=== GOAL OF THE EXERCISE ===
Give back only the lines from the one that contains "Emit a Python" through the one that contains "fig = go.Figure()", word for word and without images.

***

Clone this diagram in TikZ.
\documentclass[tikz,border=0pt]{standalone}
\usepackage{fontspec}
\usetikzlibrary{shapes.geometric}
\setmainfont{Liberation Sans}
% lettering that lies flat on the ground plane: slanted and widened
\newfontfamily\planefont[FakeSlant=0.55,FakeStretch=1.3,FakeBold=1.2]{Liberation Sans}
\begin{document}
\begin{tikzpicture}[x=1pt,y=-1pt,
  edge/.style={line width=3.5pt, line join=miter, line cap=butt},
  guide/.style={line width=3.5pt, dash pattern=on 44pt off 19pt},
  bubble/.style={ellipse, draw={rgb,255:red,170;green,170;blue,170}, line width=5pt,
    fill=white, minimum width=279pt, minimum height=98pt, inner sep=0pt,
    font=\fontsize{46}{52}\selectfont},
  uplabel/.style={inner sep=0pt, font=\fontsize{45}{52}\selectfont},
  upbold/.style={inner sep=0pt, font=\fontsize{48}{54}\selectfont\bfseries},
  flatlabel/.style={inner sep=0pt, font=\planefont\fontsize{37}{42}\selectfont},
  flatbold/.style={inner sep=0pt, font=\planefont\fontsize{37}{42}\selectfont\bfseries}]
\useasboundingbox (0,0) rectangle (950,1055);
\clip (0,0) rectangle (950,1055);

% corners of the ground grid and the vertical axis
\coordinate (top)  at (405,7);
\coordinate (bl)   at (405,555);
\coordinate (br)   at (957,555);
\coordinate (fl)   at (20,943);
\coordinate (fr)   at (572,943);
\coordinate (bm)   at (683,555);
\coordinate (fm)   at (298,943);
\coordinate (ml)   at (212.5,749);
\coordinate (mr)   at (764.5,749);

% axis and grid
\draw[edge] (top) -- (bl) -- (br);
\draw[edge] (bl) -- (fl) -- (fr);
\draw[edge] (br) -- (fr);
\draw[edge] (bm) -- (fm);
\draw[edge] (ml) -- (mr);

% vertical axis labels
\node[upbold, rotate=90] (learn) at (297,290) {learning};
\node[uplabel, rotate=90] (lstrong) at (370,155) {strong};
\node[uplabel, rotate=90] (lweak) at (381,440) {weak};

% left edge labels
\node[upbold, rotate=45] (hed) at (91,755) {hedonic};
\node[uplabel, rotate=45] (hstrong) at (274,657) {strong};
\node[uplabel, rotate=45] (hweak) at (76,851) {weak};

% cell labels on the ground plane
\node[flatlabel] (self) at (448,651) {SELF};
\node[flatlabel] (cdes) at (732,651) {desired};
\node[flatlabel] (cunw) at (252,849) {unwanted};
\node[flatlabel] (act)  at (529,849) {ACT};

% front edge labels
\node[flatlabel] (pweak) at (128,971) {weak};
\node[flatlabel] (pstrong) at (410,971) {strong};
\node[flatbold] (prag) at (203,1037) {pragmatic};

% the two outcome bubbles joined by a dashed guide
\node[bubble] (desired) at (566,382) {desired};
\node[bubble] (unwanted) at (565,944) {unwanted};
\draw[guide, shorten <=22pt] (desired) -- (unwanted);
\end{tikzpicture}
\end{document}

***

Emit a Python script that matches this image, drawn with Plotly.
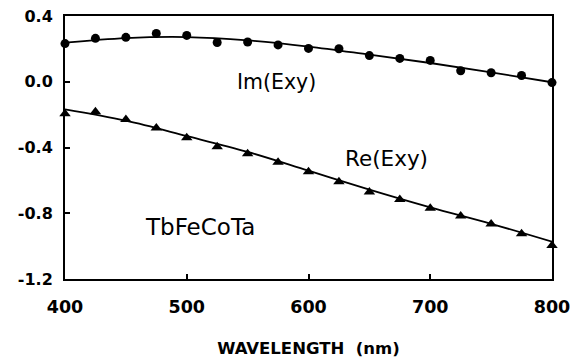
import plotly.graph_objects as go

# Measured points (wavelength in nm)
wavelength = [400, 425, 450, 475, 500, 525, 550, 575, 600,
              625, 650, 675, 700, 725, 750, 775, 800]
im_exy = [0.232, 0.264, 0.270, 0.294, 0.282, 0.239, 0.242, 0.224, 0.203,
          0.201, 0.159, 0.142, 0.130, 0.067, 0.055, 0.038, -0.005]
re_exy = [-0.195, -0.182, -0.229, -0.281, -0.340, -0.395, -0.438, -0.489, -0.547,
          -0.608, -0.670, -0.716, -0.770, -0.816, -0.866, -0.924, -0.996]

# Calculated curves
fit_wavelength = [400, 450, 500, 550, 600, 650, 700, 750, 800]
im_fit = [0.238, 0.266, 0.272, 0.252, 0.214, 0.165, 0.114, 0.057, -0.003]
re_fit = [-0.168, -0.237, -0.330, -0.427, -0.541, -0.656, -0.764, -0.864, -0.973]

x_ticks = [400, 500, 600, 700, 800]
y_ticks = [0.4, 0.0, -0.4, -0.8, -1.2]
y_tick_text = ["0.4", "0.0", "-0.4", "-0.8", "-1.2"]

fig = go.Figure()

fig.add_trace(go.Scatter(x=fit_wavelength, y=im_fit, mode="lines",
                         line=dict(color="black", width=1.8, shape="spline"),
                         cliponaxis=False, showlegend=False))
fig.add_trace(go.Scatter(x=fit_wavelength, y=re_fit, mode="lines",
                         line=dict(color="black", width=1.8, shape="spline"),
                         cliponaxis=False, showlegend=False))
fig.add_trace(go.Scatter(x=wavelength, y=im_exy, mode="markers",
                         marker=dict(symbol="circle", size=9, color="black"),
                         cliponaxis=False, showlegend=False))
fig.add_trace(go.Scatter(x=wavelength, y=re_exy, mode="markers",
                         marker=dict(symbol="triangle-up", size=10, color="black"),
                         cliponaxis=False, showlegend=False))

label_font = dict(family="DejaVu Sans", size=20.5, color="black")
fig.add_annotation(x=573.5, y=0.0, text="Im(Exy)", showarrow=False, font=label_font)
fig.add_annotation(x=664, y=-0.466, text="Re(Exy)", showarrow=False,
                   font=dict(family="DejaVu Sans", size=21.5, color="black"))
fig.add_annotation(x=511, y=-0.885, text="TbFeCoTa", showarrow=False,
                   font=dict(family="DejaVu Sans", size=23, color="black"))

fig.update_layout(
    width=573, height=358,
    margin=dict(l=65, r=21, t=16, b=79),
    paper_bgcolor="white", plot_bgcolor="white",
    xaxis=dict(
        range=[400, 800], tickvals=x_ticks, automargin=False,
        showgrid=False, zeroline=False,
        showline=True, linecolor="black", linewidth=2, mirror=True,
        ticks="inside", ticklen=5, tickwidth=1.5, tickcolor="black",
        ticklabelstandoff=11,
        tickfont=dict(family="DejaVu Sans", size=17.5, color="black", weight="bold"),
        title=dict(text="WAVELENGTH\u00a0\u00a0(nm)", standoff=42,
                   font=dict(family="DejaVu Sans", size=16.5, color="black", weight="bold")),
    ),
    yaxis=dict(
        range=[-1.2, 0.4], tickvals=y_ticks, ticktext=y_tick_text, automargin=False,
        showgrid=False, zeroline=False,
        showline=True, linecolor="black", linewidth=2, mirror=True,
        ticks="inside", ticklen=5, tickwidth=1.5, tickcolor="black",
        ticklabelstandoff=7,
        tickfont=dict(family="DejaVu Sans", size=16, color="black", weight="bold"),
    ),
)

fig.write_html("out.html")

***

=== SOLUTION TO THIS PROBLEM ===
Emit a Python script that matches this image, drawn with Plotly.
import plotly.graph_objects as go

# Measured points (wavelength in nm)
wavelength = [400, 425, 450, 475, 500, 525, 550, 575, 600,
              625, 650, 675, 700, 725, 750, 775, 800]
im_exy = [0.232, 0.264, 0.270, 0.294, 0.282, 0.239, 0.242, 0.224, 0.203,
          0.201, 0.159, 0.142, 0.130, 0.067, 0.055, 0.038, -0.005]
re_exy = [-0.195, -0.182, -0.229, -0.281, -0.340, -0.395, -0.438, -0.489, -0.547,
          -0.608, -0.670, -0.716, -0.770, -0.816, -0.866, -0.924, -0.996]

# Calculated curves
fit_wavelength = [400, 450, 500, 550, 600, 650, 700, 750, 800]
im_fit = [0.238, 0.266, 0.272, 0.252, 0.214, 0.165, 0.114, 0.057, -0.003]
re_fit = [-0.168, -0.237, -0.330, -0.427, -0.541, -0.656, -0.764, -0.864, -0.973]

x_ticks = [400, 500, 600, 700, 800]
y_ticks = [0.4, 0.0, -0.4, -0.8, -1.2]
y_tick_text = ["0.4", "0.0", "-0.4", "-0.8", "-1.2"]

fig = go.Figure()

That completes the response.